Source records
# # #

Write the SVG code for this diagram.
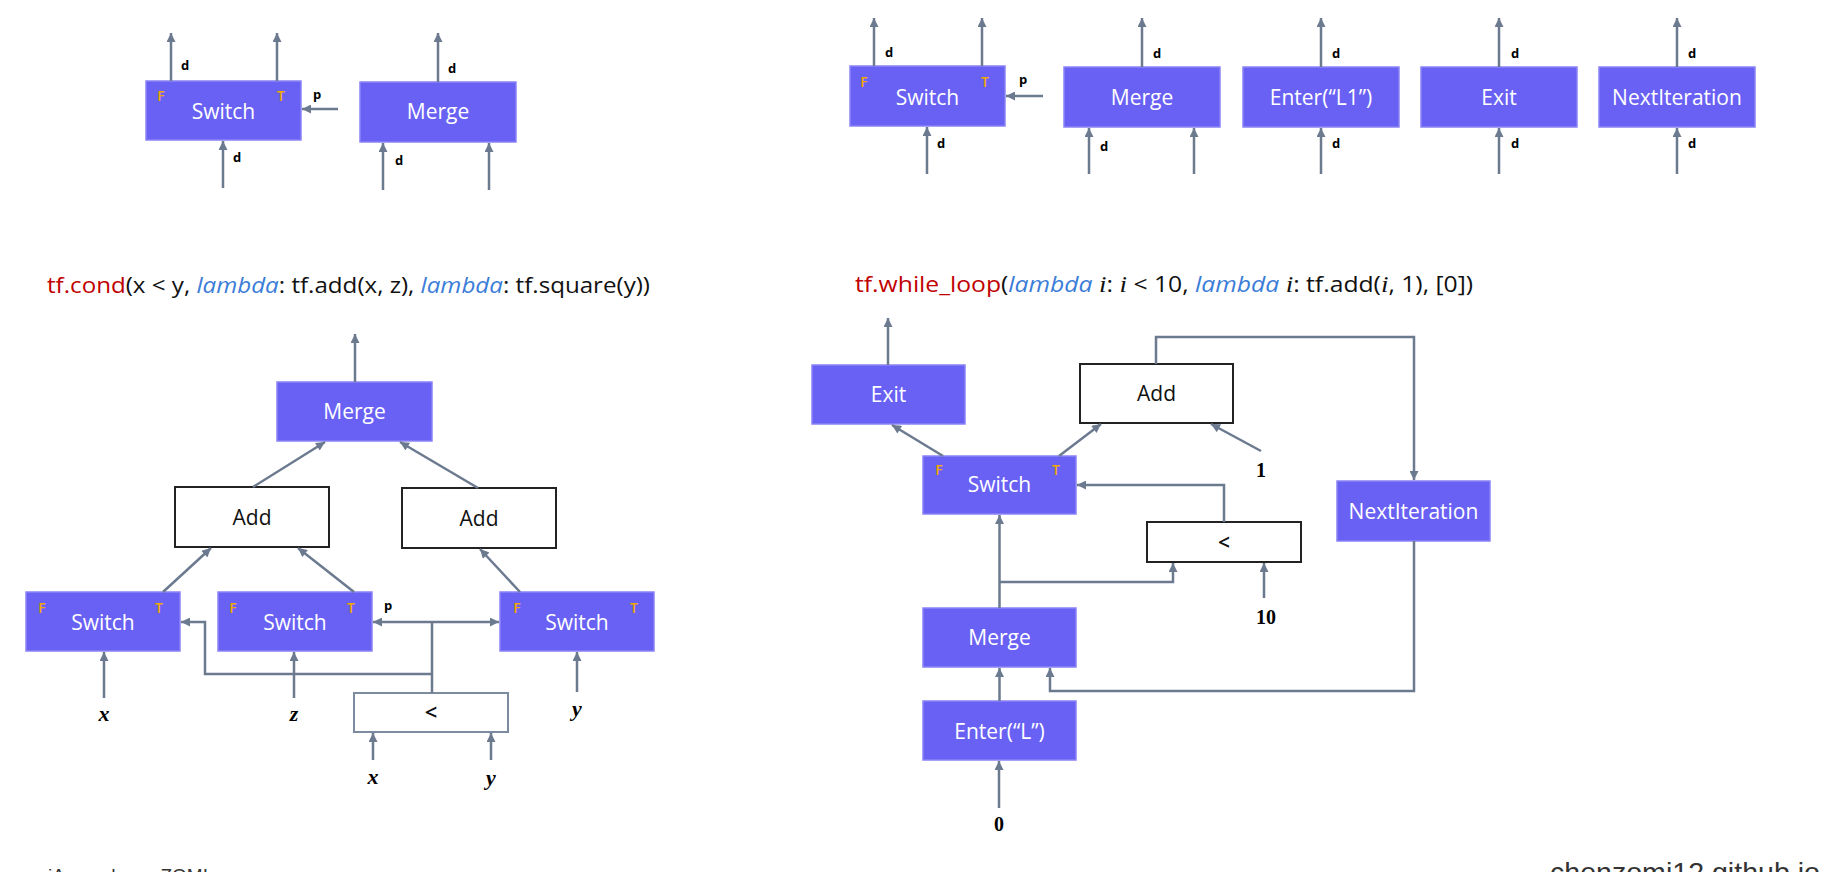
<svg xmlns="http://www.w3.org/2000/svg" width="1828" height="872" viewBox="0 0 1828 872">
<defs>
<marker id="ah" viewBox="0 0 10 10" refX="10" refY="5" markerWidth="10" markerHeight="9" markerUnits="userSpaceOnUse" orient="auto"><path d="M0,0 L10,5 L0,10 z" fill="#6b7a8f"/></marker>
<style>
.op rect{fill:#6961f4;stroke:#8a83f6;stroke-width:1.5}
.lbl{fill:#fff;font-family:"Open Sans",sans-serif;font-size:21px;text-anchor:middle}
.box rect{fill:#fff;stroke:#222;stroke-width:2}
.box text{fill:#111;font-family:"Open Sans",sans-serif;font-size:21px;text-anchor:middle}
.ft{fill:#f0a800;font-family:"Open Sans",sans-serif;font-weight:600;font-size:14px;text-anchor:middle}
.edge{fill:none;stroke:#6b7a8f;stroke-width:2.5}
.arr{marker-end:url(#ah)}
.port{font-family:"Open Sans",sans-serif;font-weight:bold;font-size:13px;fill:#000;text-anchor:middle}
.math{font-family:"Liberation Serif",serif;font-weight:bold;font-style:italic;font-size:22px;text-anchor:middle;fill:#000}
.num{font-family:"Liberation Serif",serif;font-weight:bold;font-size:20px;text-anchor:middle;fill:#000}
.title{font-family:"Open Sans",sans-serif;font-size:21px;fill:#111}
.kw{fill:#c00000}
.lam{fill:#3b7dd8;font-style:italic}
.iv{font-family:"Liberation Serif",serif;font-style:italic;font-size:23px}
.foot{font-family:"Liberation Sans",sans-serif;fill:#333}
</style>
</defs>
<rect width="1828" height="872" fill="#fff"/>

<!-- ===== top-left legend ===== -->
<g id="tl-switch" class="op">
<rect x="146" y="81" width="155" height="59"/>
<text class="lbl" x="223.5" y="119">Switch</text>
<text class="ft" x="161" y="101">F</text>
<text class="ft" x="281" y="101">T</text>
</g>
<g id="tl-merge" class="op">
<rect x="360" y="82" width="156" height="60"/>
<text class="lbl" x="438" y="119">Merge</text>
</g>

<!-- ===== top-right legend ===== -->
<g id="tr-switch" class="op">
<rect x="850" y="66" width="155" height="60"/>
<text class="lbl" x="927.5" y="105">Switch</text>
<text class="ft" x="864" y="87">F</text>
<text class="ft" x="985" y="87">T</text>
</g>
<g id="tr-merge" class="op">
<rect x="1064" y="67" width="156" height="60"/>
<text class="lbl" x="1142" y="105">Merge</text>
</g>
<g id="tr-enter" class="op">
<rect x="1243" y="67" width="156" height="60"/>
<text class="lbl" x="1321" y="105">Enter(“L1”)</text>
</g>
<g id="tr-exit" class="op">
<rect x="1421" y="67" width="156" height="60"/>
<text class="lbl" x="1499" y="105">Exit</text>
</g>
<g id="tr-next" class="op">
<rect x="1599" y="67" width="156" height="60"/>
<text class="lbl" x="1677" y="105">NextIteration</text>
</g>

<!-- ===== bottom-left: tf.cond ===== -->
<text id="cond-title" class="title" x="47" y="293" textLength="603" lengthAdjust="spacingAndGlyphs"><tspan class="kw">tf.cond</tspan>(x &lt; y, <tspan class="lam">lambda</tspan>: tf.add(x, z), <tspan class="lam">lambda</tspan>: tf.square(y))</text>

<g id="c-merge" class="op">
<rect x="277" y="382" width="155" height="59"/>
<text class="lbl" x="354.5" y="419">Merge</text>
</g>
<g id="c-add1" class="box">
<rect x="175" y="487" width="154" height="60"/>
<text x="252" y="525">Add</text>
</g>
<g id="c-add2" class="box">
<rect x="402" y="488" width="154" height="60"/>
<text x="479" y="526">Add</text>
</g>
<g id="c-switch1" class="op">
<rect x="26" y="592" width="154" height="59"/>
<text class="lbl" x="103" y="630">Switch</text>
<text class="ft" x="42" y="613">F</text>
<text class="ft" x="159" y="613">T</text>
</g>
<g id="c-switch2" class="op">
<rect x="218" y="592" width="154" height="59"/>
<text class="lbl" x="295" y="630">Switch</text>
<text class="ft" x="233" y="613">F</text>
<text class="ft" x="351" y="613">T</text>
</g>
<g id="c-switch3" class="op">
<rect x="500" y="592" width="154" height="59"/>
<text class="lbl" x="577" y="630">Switch</text>
<text class="ft" x="517" y="613">F</text>
<text class="ft" x="634" y="613">T</text>
</g>
<g id="c-less">
<rect x="354" y="693" width="154" height="39" fill="#fff" stroke="#7d8ba0" stroke-width="2"/>
<text x="431" y="720" font-family="Open Sans, sans-serif" font-size="22" font-weight="600" text-anchor="middle" fill="#111">&lt;</text>
</g>

<!-- ===== bottom-right: tf.while_loop ===== -->
<text id="while-title" class="title" x="855" y="292" textLength="618" lengthAdjust="spacingAndGlyphs"><tspan class="kw">tf.while_loop</tspan>(<tspan class="lam">lambda</tspan> <tspan class="iv">i</tspan>: <tspan class="iv">i</tspan> &lt; 10, <tspan class="lam">lambda</tspan> <tspan class="iv">i</tspan>: tf.add(<tspan class="iv">i</tspan>, 1), [0])</text>

<g id="w-exit" class="op">
<rect x="812" y="365" width="153" height="59"/>
<text class="lbl" x="888.5" y="402">Exit</text>
</g>
<g id="w-add" class="box">
<rect x="1080" y="364" width="153" height="59"/>
<text x="1156.5" y="401">Add</text>
</g>
<g id="w-switch" class="op">
<rect x="923" y="456" width="153" height="58"/>
<text class="lbl" x="999.5" y="492">Switch</text>
<text class="ft" x="939" y="475">F</text>
<text class="ft" x="1056" y="475">T</text>
</g>
<g id="w-next" class="op">
<rect x="1337" y="481" width="153" height="60"/>
<text class="lbl" x="1413.5" y="519">NextIteration</text>
</g>
<g id="w-less" class="box">
<rect x="1147" y="522" width="154" height="40"/>
<text x="1224" y="550" font-size="22" font-weight="600">&lt;</text>
</g>
<g id="w-merge" class="op">
<rect x="923" y="608" width="153" height="59"/>
<text class="lbl" x="999.5" y="645">Merge</text>
</g>
<g id="w-enter" class="op">
<rect x="923" y="701" width="153" height="59"/>
<text class="lbl" x="999.5" y="739">Enter(“L”)</text>
</g>

<!-- ===== connectors ===== -->
<g id="connectors">
<!-- top-left -->
<path class="edge arr" d="M171,81 V33"/>
<path class="edge arr" d="M277,81 V33"/>
<path class="edge arr" d="M338,109 H302"/>
<path class="edge arr" d="M223,188 V141"/>
<path class="edge arr" d="M438,82 V33"/>
<path class="edge arr" d="M383,190 V143"/>
<path class="edge arr" d="M489,190 V143"/>
<!-- top-right -->
<path class="edge arr" d="M874,66 V18"/>
<path class="edge arr" d="M982,66 V18"/>
<path class="edge arr" d="M1043,96 H1006"/>
<path class="edge arr" d="M927,174 V127"/>
<path class="edge arr" d="M1142,67 V18"/>
<path class="edge arr" d="M1089,174 V128"/>
<path class="edge arr" d="M1194,174 V128"/>
<path class="edge arr" d="M1321,67 V18"/>
<path class="edge arr" d="M1321,174 V128"/>
<path class="edge arr" d="M1499,67 V18"/>
<path class="edge arr" d="M1499,174 V128"/>
<path class="edge arr" d="M1677,67 V18"/>
<path class="edge arr" d="M1677,174 V128"/>
<!-- bottom-left -->
<path class="edge arr" d="M355,382 V334"/>
<path class="edge arr" d="M253,487 L325,442"/>
<path class="edge arr" d="M478,488 L400,442"/>
<path class="edge arr" d="M163,592 L211,548"/>
<path class="edge arr" d="M354,592 L298,548"/>
<path class="edge arr" d="M520,592 L480,549"/>
<path class="edge arr" d="M104,698 V652"/>
<path class="edge arr" d="M294,698 V652"/>
<path class="edge arr" d="M577,692 V652"/>
<path class="edge arr" d="M373,760 V733"/>
<path class="edge arr" d="M491,760 V733"/>
<path class="edge" d="M432,693 V622"/>
<path class="edge arr" d="M432,622 H373"/>
<path class="edge arr" d="M432,622 H499"/>
<path class="edge arr" d="M432,674 H205 V622 H181"/>
<!-- bottom-right -->
<path class="edge arr" d="M888,365 V318"/>
<path class="edge arr" d="M943,456 L892,425"/>
<path class="edge arr" d="M1059,456 L1101,424"/>
<path class="edge arr" d="M1261,451 L1211,424"/>
<path class="edge arr" d="M1156,364 V337 H1414 V480"/>
<path class="edge arr" d="M1414,541 V691 H1050 V668"/>
<path class="edge arr" d="M1224,522 V485 H1077"/>
<path class="edge arr" d="M999.5,608 V515"/>
<path class="edge arr" d="M999.5,582 H1173 V563"/>
<path class="edge arr" d="M1264,598 V563"/>
<path class="edge arr" d="M999.5,701 V668"/>
<path class="edge arr" d="M999,808 V761"/>
</g>

<!-- port / input labels -->
<g id="labels">
<text class="port" x="185" y="70">d</text>
<text class="port" x="317" y="99">p</text>
<text class="port" x="237" y="162">d</text>
<text class="port" x="452" y="73">d</text>
<text class="port" x="399" y="165">d</text>
<text class="port" x="889" y="57">d</text>
<text class="port" x="1023" y="84">p</text>
<text class="port" x="941" y="148">d</text>
<text class="port" x="1157" y="58">d</text>
<text class="port" x="1104" y="151">d</text>
<text class="port" x="1336" y="58">d</text>
<text class="port" x="1336" y="148">d</text>
<text class="port" x="1515" y="58">d</text>
<text class="port" x="1515" y="148">d</text>
<text class="port" x="1692" y="58">d</text>
<text class="port" x="1692" y="148">d</text>
<text class="port" x="388" y="610">p</text>
<text class="math" x="104" y="721">x</text>
<text class="math" x="294" y="721">z</text>
<text class="math" x="577" y="716">y</text>
<text class="math" x="373" y="784">x</text>
<text class="math" x="491" y="785">y</text>
<text class="num" x="1261" y="477">1</text>
<text class="num" x="1266" y="624">10</text>
<text class="num" x="999" y="831">0</text>
</g>

<!-- footer (clipped by bottom edge, as in the reference) -->
<text class="foot" x="48" y="882" font-size="19" word-spacing="14">iAscend · ZOMI</text>
<text class="foot" x="1550" y="882" font-size="28" textLength="270" lengthAdjust="spacingAndGlyphs">chenzomi12.github.io</text>
</svg>
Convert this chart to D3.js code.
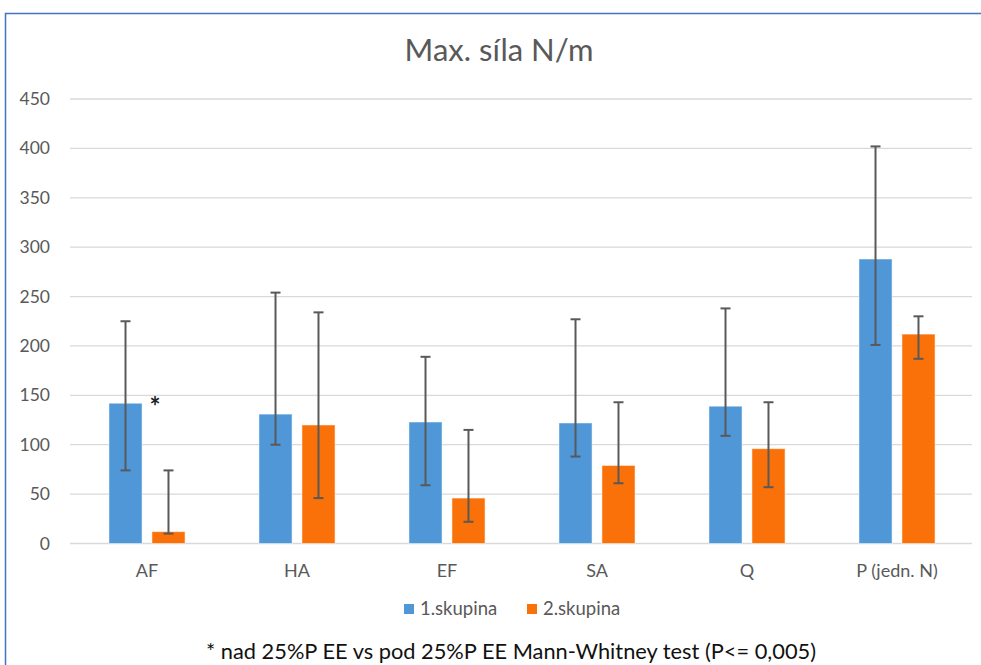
<!DOCTYPE html>
<html>
<head>
<meta charset="utf-8">
<script src="https://cdn.jsdelivr.net/npm/d3@7"></script>
<style>
  body { margin: 0; background: #fff; }
  svg text { font-family: Lato, "Open Sans", sans-serif; }
</style>
</head>
<body>
<svg id="chart" width="981" height="665"></svg>
<script>
// data
let categories = ["AF", "HA", "EF", "SA", "Q", "P (jedn. N)"]
let seriesNames = ["1.skupina", "2.skupina"]
let group1 = [142, 131, 123, 122, 139, 288]
let group2 = [12, 120, 46, 79, 96, 212]
let group1Low = [74, 100, 59, 88, 109, 201]
let group1High = [225, 254, 189, 227, 238, 402]
let group2Low = [10, 46, 22, 61, 57, 187]
let group2High = [74, 234, 115, 143, 143, 230]
let yTicks = [0, 50, 100, 150, 200, 250, 300, 350, 400, 450]
let colors = ["#4F97D7", "#FA7109"]

let svg = d3.select("#chart")

// outer frame
svg.append("path")
    .attr("d", "M5.5,665 L5.5,13.5 L981,13.5")
    .attr("fill", "none")
    .attr("stroke", "#4472C4")
    .attr("stroke-width", 1.5)

let plotLeft = 72, plotRight = 972, plotTop = 99, plotBottom = 543.5

let x = d3.scaleBand()
    .domain(categories)
    .range([plotLeft, plotRight])
let y = d3.scaleLinear()
    .domain([0, 450])
    .range([plotBottom, plotTop])

let inner = d3.scaleBand()
    .domain(seriesNames)
    .range([0, x.bandwidth()])
    .paddingInner(0.23)
    .paddingOuter(0.86)

// grid
svg.append("g")
    .selectAll("line")
    .data(yTicks)
    .join("line")
    .attr("x1", plotLeft - 2)
    .attr("x2", plotRight)
    .attr("y1", d => y(d))
    .attr("y2", d => y(d))
    .attr("stroke", "#d9d9d9")
    .attr("stroke-width", 1.3)

// y axis labels
let yAxis = svg.append("g")
    .attr("transform", "translate(50,0)")
    .call(d3.axisLeft(y).tickValues(yTicks).tickSize(0).tickPadding(0))
yAxis.select(".domain").remove()
yAxis.selectAll("text")
    .attr("font-size", 17.5)
    .attr("fill", "#595959")
    .style("font-family", "Lato, sans-serif")

// x axis labels
let xAxis = svg.append("g")
    .attr("transform", "translate(0," + plotBottom + ")")
    .call(d3.axisBottom(x).tickSize(0).tickPadding(21))
xAxis.select(".domain").remove()
xAxis.selectAll("text")
    .attr("font-size", 18)
    .attr("fill", "#595959")
    .style("font-family", "Lato, sans-serif")

let rows = []
categories.forEach((c, i) => {
    rows.push({ cat: c, s: seriesNames[0], v: group1[i], lo: group1Low[i], hi: group1High[i], col: colors[0] })
    rows.push({ cat: c, s: seriesNames[1], v: group2[i], lo: group2Low[i], hi: group2High[i], col: colors[1] })
})

// bars
svg.append("g")
    .selectAll("rect")
    .data(rows)
    .join("rect")
    .attr("x", d => x(d.cat) + inner(d.s))
    .attr("width", inner.bandwidth())
    .attr("y", d => y(d.v))
    .attr("height", d => y(0) - y(d.v))
    .attr("fill", d => d.col)
    .attr("stroke", "#fff")
    .attr("stroke-opacity", 0.5)

// error bars
let err = svg.append("g")
    .attr("stroke", "#595959")
    .attr("stroke-width", 2)
rows.forEach(d => {
    let cx = x(d.cat) + inner(d.s) + inner.bandwidth() / 2
    err.append("line")
        .attr("x1", cx).attr("x2", cx)
        .attr("y1", y(d.lo)).attr("y2", y(d.hi))
    err.append("line")
        .attr("x1", cx - 5).attr("x2", cx + 5)
        .attr("y1", y(d.lo)).attr("y2", y(d.lo))
    err.append("line")
        .attr("x1", cx - 5).attr("x2", cx + 5)
        .attr("y1", y(d.hi)).attr("y2", y(d.hi))
})

// significance marker on AF
svg.append("text")
    .attr("x", x("AF") + inner(seriesNames[1]) + 3)
    .attr("y", y(group1[0]) + 13)
    .attr("text-anchor", "middle")
    .attr("font-size", 26)
    .attr("font-weight", "bold")
    .attr("fill", "#222")
    .text("*")

// title
svg.append("text")
    .attr("x", 499)
    .attr("y", 61)
    .attr("text-anchor", "middle")
    .attr("font-size", 31)
    .attr("fill", "#595959")
    .text("Max. síla N/m")

// legend
let legend = svg.append("g")
let lx = [404, 527]
seriesNames.forEach((s, i) => {
    legend.append("rect")
        .attr("x", lx[i]).attr("y", 604)
        .attr("width", 10).attr("height", 10)
        .attr("fill", colors[i])
    legend.append("text")
        .attr("x", lx[i] + 16).attr("y", 615)
        .attr("font-size", 18.5)
        .attr("fill", "#595959")
        .text(s)
})

// footnote
svg.append("text")
    .attr("x", 511)
    .attr("y", 659)
    .attr("text-anchor", "middle")
    .attr("font-size", 21.8)
    .attr("fill", "#111")
    .text("* nad 25%P EE vs pod 25%P EE Mann-Whitney test (P<= 0,005)")
</script>
</body>
</html>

# # #

### TASK DESCRIPTION
Find and copy each line above that includes the string "this".

### RESULT OF THE TASK
Write the SVG code for this diagram.
Convert this chart to D3.js code.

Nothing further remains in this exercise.